Nearly 40 years ago, aging Baby Boomer parents (born beginning in 1946) began to describe their parent’s accomplishments during World War II by referring to them collectively as “The Greatest Generation.” The implications of this type of memory is the subject of “Reagan’s ‘Boys’ and the Children of the Greatest Generation,” a new book by Jonathan Bullinger, who earned a Ph.D. at SC&I in 2017.
According to the publisher, Routledge, “During the 1980s and 1990s, aging Baby Boomer parents constructed a particular type of memory as they attempted to laud their own parents’ wartime accomplishments with the label "The Greatest Generation." This book is the first to tell the entire story of this particular type of U.S. World War II memory begun by U.S. President Ronald Reagan in 1984, and promoted the same year by newscaster Tom Brokaw. The story continues in 1994, when it was given academic credence by historian Stephen E. Ambrose, a sensory realism and ideal American character by director Steven Spielberg and actor Tom Hanks, sloganized by Tom Brokaw in 1998, and later interpreted in light of 9/11 and new wars.”

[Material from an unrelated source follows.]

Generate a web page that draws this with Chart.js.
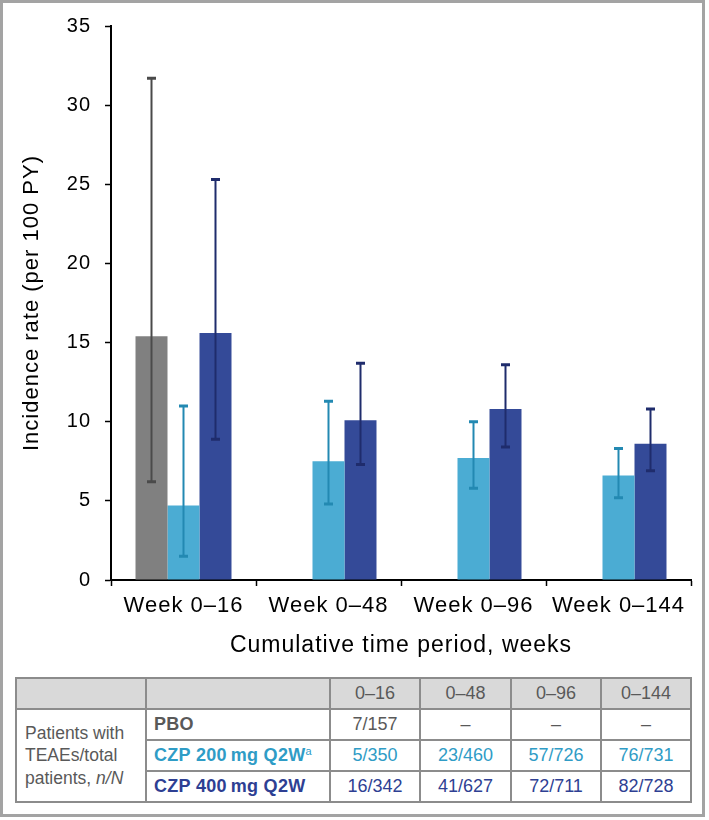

Bullinger is a lecturer at SUNY Geneseo. His research interests include collective memory, alternative history, commemoration, branding, video games, and war and culture. His doctoral dissertation was titled “Remembering World War II: Children of the Greatest Generation and Social Memory” and his committee included current SC&I faculty members Susan Keith, Jack Bratich, and Melissa Aronczyk.